Information Landmine

"The Americans keep telling us how successful their system is. Then they remind us not to stray too far from our hotel at night." - An un-named EU trade representative quoted during international trade talks in Denver, Colorado, 1997.

Friday, May 07, 2010

In which the author opines on electoral reform from a position of ignorance...

So the Tory plan for electoral reform consists of re-jigging the boundaries to make sure they're all more equal sizes? Because, you know, the old ones were unfair.

I can't be the only one who sees a flaw with that plan: if you're worry is that districts are unequal, you're either going to have to stop people moving out of their electoral districts, or keep changing voting boundaries in order to keep up with their movements. So assuming they don't want to institute Chinese-style population controls, the Tory plan for voting reform is essentially to have the Parliament redraw the boundaries every five years or so. To think that was a good idea, you'd not only have to be the sort of tit who pretends to believe that the Tory sense of British fair play will stop them from gerrymandering the fuck out of the boundaries this time, you'd also have to believe that every party ever elected from now until the end of the British Parliamentary system is going to be cut from the same cloth.

Any takers on that one?


Anonymous Anonymous said...

I think that's just a knee jerk reaction from the tories that will be swept under the carpet once the dust has settled. But more importantly when's that British parliamentary system ending?

09 May, 2010 22:28  
Blogger Uncle Petie said...

You might be right - it would get them more seats for their votes - and they could kind of use those - but maybe now's not the time for them to start rocking that particular boat.

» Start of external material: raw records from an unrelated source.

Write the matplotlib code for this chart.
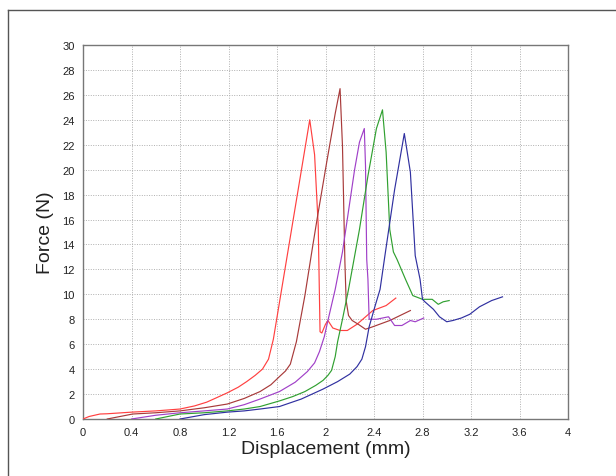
import matplotlib
matplotlib.use("Agg")
import matplotlib.pyplot as plt
from matplotlib.lines import Line2D

plt.rcParams['font.family'] = ['Liberation Sans', 'DejaVu Sans']

# Data (displacement mm, force N)
red_x = [0, 0.05, 0.14, 0.2, 0.4, 0.6, 0.8, 0.92, 1.02, 1.1, 1.19, 1.28, 1.35, 1.42, 1.48, 1.53, 1.57, 1.72, 1.87, 1.91, 1.94, 1.955, 1.97, 2.0, 2.02, 2.06, 2.12, 2.18, 2.26, 2.39, 2.5, 2.58]
red_y = [0, 0.2, 0.4, 0.42, 0.55, 0.65, 0.8, 1.05, 1.35, 1.7, 2.1, 2.55, 3.0, 3.5, 4.0, 4.8, 6.4, 15.2, 24.0, 21.2, 15.5, 7.0, 6.9, 7.6, 7.9, 7.3, 7.1, 7.1, 7.6, 8.7, 9.1, 9.7]

brown_x = [0.2, 0.41, 0.6, 0.8, 1.0, 1.19, 1.33, 1.46, 1.55, 1.62, 1.67, 1.71, 1.76, 1.83, 1.89, 1.93, 2.01, 2.08, 2.12, 2.14, 2.16, 2.17, 2.19, 2.22, 2.27, 2.33, 2.39, 2.53, 2.7]
brown_y = [0, 0.4, 0.5, 0.65, 0.9, 1.2, 1.65, 2.2, 2.75, 3.4, 3.85, 4.4, 6.2, 9.9, 13.6, 16.0, 20.6, 24.5, 26.5, 21.9, 12.6, 9.5, 8.3, 7.9, 7.6, 7.2, 7.4, 7.9, 8.7]

purple_x = [0.4, 0.6, 0.8, 1.0, 1.19, 1.33, 1.46, 1.62, 1.75, 1.85, 1.91, 1.95, 1.99, 2.02, 2.08, 2.14, 2.24, 2.28, 2.32, 2.33, 2.34, 2.35, 2.36, 2.42, 2.52, 2.57, 2.63, 2.7, 2.74, 2.81]
purple_y = [0, 0.3, 0.5, 0.65, 0.8, 1.15, 1.6, 2.2, 2.95, 3.8, 4.5, 5.4, 6.6, 7.9, 10.4, 13.4, 20.0, 22.2, 23.3, 20.3, 12.8, 11.2, 8.0, 8.0, 8.2, 7.5, 7.5, 7.9, 7.8, 8.1]

green_x = [0.6, 0.8, 1.0, 1.19, 1.33, 1.46, 1.62, 1.73, 1.83, 1.92, 1.98, 2.02, 2.05, 2.08, 2.1, 2.14, 2.19, 2.28, 2.35, 2.42, 2.47, 2.5, 2.53, 2.56, 2.59, 2.66, 2.72, 2.8, 2.88, 2.93, 2.97, 3.02]
green_y = [0, 0.4, 0.5, 0.65, 0.8, 1.0, 1.45, 1.8, 2.2, 2.7, 3.1, 3.5, 3.9, 5.0, 6.2, 8.0, 10.4, 15.2, 19.5, 23.3, 24.8, 21.4, 15.2, 13.4, 12.8, 11.2, 9.9, 9.6, 9.6, 9.2, 9.4, 9.5]

blue_x = [0.8, 1.0, 1.19, 1.33, 1.46, 1.62, 1.8, 1.98, 2.1, 2.2, 2.26, 2.3, 2.33, 2.36, 2.41, 2.45, 2.49, 2.57, 2.65, 2.7, 2.74, 2.78, 2.8, 2.82, 2.89, 2.94, 3.0, 3.05, 3.12, 3.19, 3.27, 3.37, 3.46]
blue_y = [0, 0.35, 0.55, 0.65, 0.8, 1.0, 1.6, 2.4, 3.0, 3.6, 4.2, 4.8, 5.8, 7.4, 9.1, 10.4, 13.1, 18.4, 22.9, 19.8, 13.1, 11.2, 9.6, 9.4, 8.8, 8.2, 7.8, 7.9, 8.1, 8.4, 9.0, 9.5, 9.8]

x_ticks = [0, 0.4, 0.8, 1.2, 1.6, 2, 2.4, 2.8, 3.2, 3.6, 4]
x_labels = ["0", "0.4", "0.8", "1.2", "1.6", "2", "2.4", "2.8", "3.2", "3.6", "4"]
y_ticks = list(range(0, 31, 2))

fig = plt.figure(figsize=(6.16, 4.77), dpi=100)
ax = fig.add_axes([83/616, 1 - 420/477, (568-83)/616, (420-46)/477])

series = [
    (red_x, red_y, "#ff4040"),
    (brown_x, brown_y, "#a83a3a"),
    (purple_x, purple_y, "#a040c8"),
    (green_x, green_y, "#30a030"),
    (blue_x, blue_y, "#3030a0"),
]
for xs, ys, c in series:
    ax.plot(xs, ys, color=c, lw=0.85, zorder=3)

ax.set_xlim(0, 4)
ax.set_ylim(0, 30)
ax.set_xticks(x_ticks)
ax.set_xticklabels(x_labels)
ax.set_yticks(y_ticks)
ax.tick_params(length=0, labelsize=8, pad=6, colors="#222222")
ax.grid(True, color="#b0b0b0", linestyle=(0, (1, 1.5)), linewidth=0.7, zorder=0)
for s in ax.spines.values():
    s.set_color("#777777")
    s.set_linewidth(1.0)

ax.set_xlabel("Displacement (mm)", fontsize=14, color="#222222", labelpad=2)
ax.set_ylabel("Force (N)", fontsize=14, color="#222222", labelpad=6)

# outer frame
fig.add_artist(Line2D([8/616, 8/616], [0, 1 - 11/477], transform=fig.transFigure, color="#555555", lw=1.0))
fig.add_artist(Line2D([8/616, 1], [1 - 11/477, 1 - 11/477], transform=fig.transFigure, color="#555555", lw=1.0))

fig.savefig("out.png", dpi=100)
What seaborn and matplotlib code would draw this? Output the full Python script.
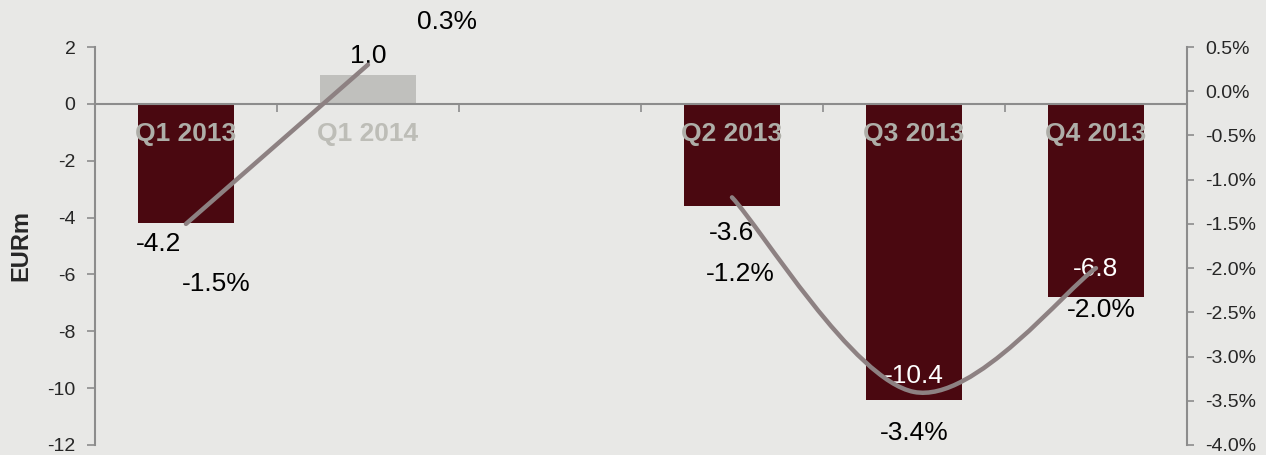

On the other hand, if Clegg's got half a clue, sweeping it under the carpet won't be an option. My feeling is that they'll try and offer equalising the districts under a banner of "It's a fair compromise that respects the British love of strong government."

The Parliamentary system will effectively end the day they put Michael Gove in charge of electoral reform. Can't be any more specific than that.

10 May, 2010 14:47  
Anonymous Anonymous said...

They've put him in charge of education. And the first thing he does is change the department's name from 'Department for Children, Schools and Families' to just 'Education'.

Most probably rightly so on in this - could possibly be part of £6bn of efficiency saving to be squeezed out of the public sector.

He looks very dogma driven which may be his down fall given it's a coalition government.

12 May, 2010 23:41  
Anonymous Anonymous said...

Regarding boundary changes, I suggest that you look up the history of how often and when they have been changed and by whom - meaning which political party - before deciding that one party is any more holy than another.

21 May, 2010 15:38  
Blogger Uncle Petie said...

I wasn't really claiming that one party was more holy than another - I'm just saying that the method itself is suspect as a way of introducing fairness.

26 May, 2010 12:34  
Blogger Uncle Petie said...

Also, if I looked up the history of how often and when political boundaries had changed, that would make a nonsense of the title.